A neat piece of footwork, I think, and Coleman’s analysis of the phenomenal element in abilities such as bike-riding, ear-waggling, and the use of chopsticks provides an interesting new insight, worth having in its own right. (Readers may be interested in the Phenomenal Qualities Project, whose three-year mission is due to begin next month; Coleman is co-investigator to Paul Coates and the list of project members includes some stellar names.)

Where are we left with Mary meanwhile, though? Should we now accept the refutation of physicalism she represents? No, I would say, but then again yes.

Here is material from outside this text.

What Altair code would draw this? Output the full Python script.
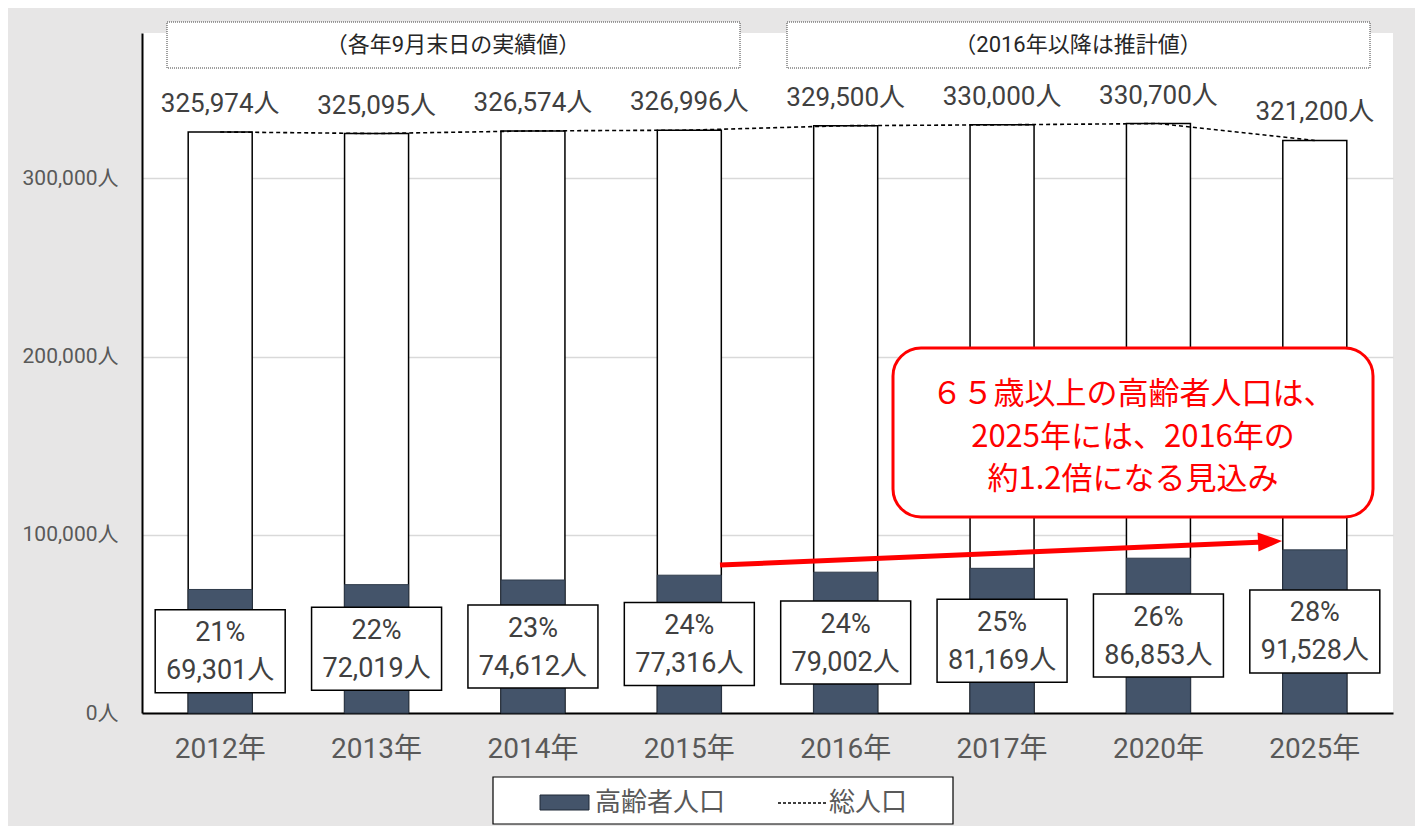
import altair as alt
import pandas as pd

years = ["2012年", "2013年", "2014年", "2015年", "2016年", "2017年", "2020年", "2025年"]
total = [325974, 325095, 326574, 326996, 329500, 330000, 330700, 321200]
elderly = [69301, 72019, 74612, 77316, 79002, 81169, 86853, 91528]
share = ["21%", "22%", "23%", "24%", "24%", "25%", "26%", "28%"]
y_ticks = [0, 100000, 200000, 300000]

df = pd.DataFrame({"year": years, "total": total, "elderly": elderly, "share": share})
df["total_label"] = [f"{v:,}人" for v in total]
df["box_label"] = [f"{s}\n{e:,}人" for s, e in zip(share, elderly)]
df["mid"] = df["elderly"] / 2

W, H = 1251, 680
YMAX = 381500
FONT = "Roboto, Noto Sans CJK JP"
JP = "Noto Sans CJK JP"
DARK = "#44546a"
RED = "#ff0000"

xaxis = alt.Axis(title=None, labelAngle=0, ticks=False, domainColor="black", domainWidth=2,
                 labelFontSize=28, labelColor="#595959", labelPadding=22, labelFont=FONT,
                 grid=False)
xscale = alt.Scale(paddingInner=0.5907, paddingOuter=0.2954)
yaxis = alt.Axis(title=None, values=y_ticks, labelExpr="format(datum.value, ',') + '人'",
                 ticks=False, domainColor="black", domainWidth=2, gridColor="#d9d9d9",
                 gridWidth=1.5, labelFontSize=21, labelColor="#595959", labelPadding=24,
                 labelFont=FONT)
yscale = alt.Scale(domain=[0, YMAX], nice=False, zero=True)


def X():
    return alt.X("year:N", sort=years, scale=xscale, axis=xaxis)


def Y(field):
    return alt.Y(field, scale=yscale, axis=yaxis)


base = alt.Chart(df)

tot_bar = base.mark_bar(fill="white", stroke="black", strokeWidth=1.5).encode(x=X(), y=Y("total:Q"))
eld_bar = base.mark_bar(fill=DARK, stroke="#2e3a4a", strokeWidth=1).encode(x=X(), y=Y("elderly:Q"))
line = base.mark_line(color="black", strokeDash=[4, 3], strokeWidth=1.6).encode(x=X(), y=Y("total:Q"))
tot_text = base.mark_text(dy=-28, fontSize=26, color="#404040", font=FONT).encode(
    x=X(), y=Y("total:Q"), text="total_label:N")
box = base.mark_point(
    shape="M-1,-0.6385L1,-0.6385L1,0.6385L-1,0.6385Z", size=16900, filled=True,
    fill="white", stroke="black", strokeWidth=1.5, opacity=1, fillOpacity=1, strokeOpacity=1,
).encode(x=X(), y=Y("mid:Q"))
box_text = base.mark_text(lineBreak="\n", lineHeight=38, fontSize=27, color="#404040", font=FONT,
                          baseline="middle", dy=-18).encode(x=X(), y=Y("mid:Q"), text="box_label:N")

one = alt.Chart(pd.DataFrame({"a": [0]}))

hdr1 = one.mark_rect(fill="white", stroke="#404040", strokeDash=[1, 1], strokeWidth=1).encode(
    x=alt.value(25), x2=alt.value(598), y=alt.value(-11), y2=alt.value(35))
hdr1_t = one.mark_text(text="（各年9月末日の実績値）", fontSize=22, color="#262626", font=FONT).encode(
    x=alt.value(311), y=alt.value(12))
hdr2 = one.mark_rect(fill="white", stroke="#404040", strokeDash=[1, 1], strokeWidth=1).encode(
    x=alt.value(645), x2=alt.value(1228), y=alt.value(-11), y2=alt.value(35))
hdr2_t = one.mark_text(text="（2016年以降は推計値）", fontSize=22, color="#262626", font=FONT).encode(
    x=alt.value(936), y=alt.value(12))

call = one.mark_rect(fill="white", stroke=RED, strokeWidth=3, cornerRadius=28).encode(
    x=alt.value(751), x2=alt.value(1231), y=alt.value(315), y2=alt.value(484))
call_lines = ["６５歳以上の高齢者人口は、", "2025年には、2016年の", "約1.2倍になる見込み"]
call_y = [362, 405, 447]
call_texts = [
    one.mark_text(text=t, fontSize=31, color=RED, font=JP).encode(x=alt.value(991), y=alt.value(yy))
    for t, yy in zip(call_lines, call_y)
]

arrow = one.mark_rule(color=RED, strokeWidth=5).encode(
    x=alt.value(578), x2=alt.value(1122), y=alt.value(532), y2=alt.value(509))
head = one.mark_point(shape="M-1,-0.8L1,0L-1,0.8Z", size=576, filled=True, fill=RED, color=RED,
                      opacity=1, angle=357.5).encode(x=alt.value(1128), y=alt.value(508.5))

leg_box = one.mark_rect(fill="white", stroke="black", strokeWidth=1.2).encode(
    x=alt.value(351), x2=alt.value(811), y=alt.value(744), y2=alt.value(791))
leg_sw = one.mark_rect(fill=DARK, stroke="#1f2937", strokeWidth=1).encode(
    x=alt.value(398), x2=alt.value(447), y=alt.value(762), y2=alt.value(777))
leg_t1 = one.mark_text(text="高齢者人口", fontSize=26, color="#595959", align="left", font=FONT).encode(
    x=alt.value(453), y=alt.value(770))
leg_ln = one.mark_rule(color="black", strokeDash=[3, 2], strokeWidth=1.5).encode(
    x=alt.value(636), x2=alt.value(684), y=alt.value(770))
leg_t2 = one.mark_text(text="総人口", fontSize=26, color="#595959", align="left", font=FONT).encode(
    x=alt.value(687), y=alt.value(770))

chart = alt.layer(
    tot_bar, eld_bar, line, tot_text, box, box_text,
    hdr1, hdr1_t, hdr2, hdr2_t, arrow, head, call, *call_texts,
    leg_box, leg_sw, leg_t1, leg_ln, leg_t2,
).properties(
    width=W, height=H,
    autosize=alt.AutoSizeParams(type="none"),
    padding={"left": 134, "top": 25, "right": 22, "bottom": 113},
    background="#e7e6e6",
).configure_view(fill="white", stroke=None)

chart.save("out.html", embed_options={"renderer": "svg", "actions": False})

One thing that’s sure about Mary is that if she does acquire new knowledge, it is knowledge of some special kind. It isn’t the sort we can write down and transmit in words – that much is true ex hypothesi, because if it were that kind of knowledge, it would be among the things Mary already knows. It’s tempting to denounce this kind of knowledge as metaphorical or worse, but let’s merely ask whether it’s fair to expect the theory of physicalism to include it.  Theories, after all, are expressed in words, and typically written down; if we’re dealing with facts that can’t be dealt with that way it seems only reasonable to conclude that no theory could deal with them and that they must remain extra-theoretical.  Physicalism might then be incomplete in some sense, but we have no reason to think it isn’t as complete as any theory could be.  How much is it reasonable to ask?

And yet, and yet…  We’re talking here about what things are like;  this somehow still feels like a problem where more could be said after all. We can’t expect that our theories should deliver ineffable reality itself, but doesn’t it seem that there is some tantalising last elucidation obtainable here, if only we knew how to go about it?